In the first part of this study, the dynamic behavior of a cracked rotating shaft with a rigid disk is analyzed, with an ideal and a nonideal motor, passing through its critical speed. The shaft contains a single transverse crack that is assumed to be either completely open or completely closed at any given time, depending on the curvature of the shaft at the cross section containing the crack. Flexible, damped supports and overhangs with a mass at one end are included. The supports are modeled with elastic springs and dashpots. The influence of gyroscopic moments of the disk (with an ideal motor) is investigated. For a nonideal motor, there is an interaction between the shaft and the motor.

Eccentricity of the disk, gravitational forces, and internal and external damping are included. The equations of motion and boundary conditions are derived by Hamilton's Principle. To eliminate the spatial dependence, the Extended Galerkin Method is applied. Longitudinal vibration, shear deformation and torsional vibration are neglected.

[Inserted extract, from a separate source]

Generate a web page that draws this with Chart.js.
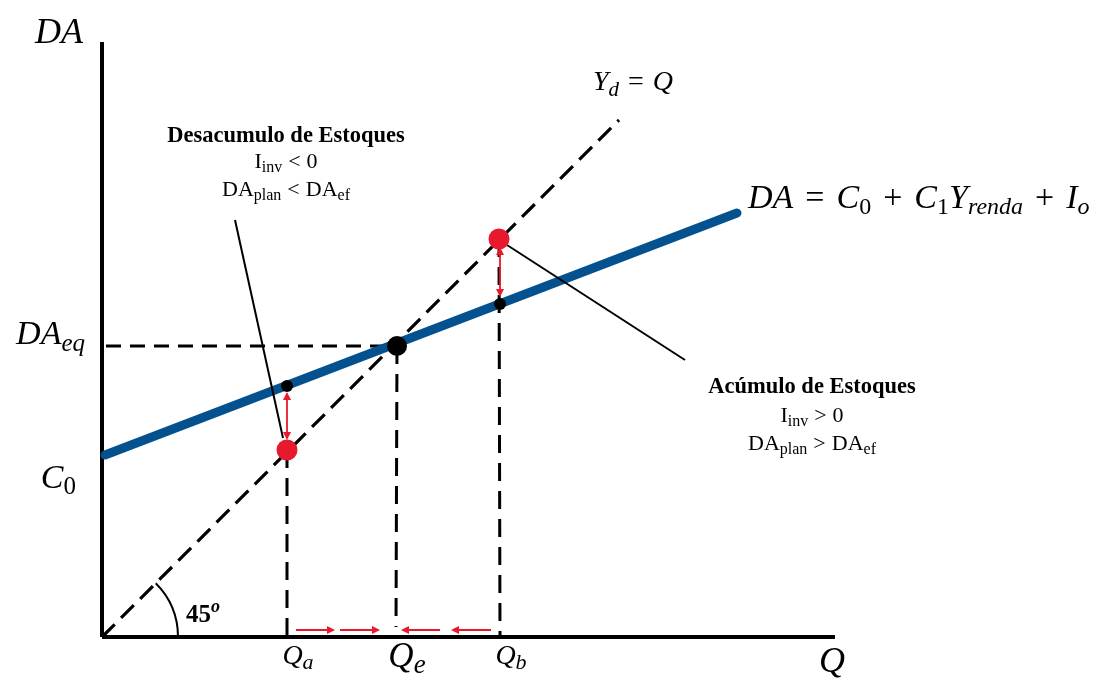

In the second part of this study, the vibration suppression of a cracked, simply supported, rotating shaft with a rigid disk is discussed, with an ideal and a nonideal motor, passing through the critical speed. The use of a flexible internal constraint is introduced to suppress the vibration. By activating this additional internal support, the shaft is prevented from passing its critical speed. Transient motions occur at the time of activation or deactivation of the constraint. The maximum displacement of the shaft during acceleration (run-up) or deceleration (coast-down) can be reduced significantly by appropriate application of this flexible internal support.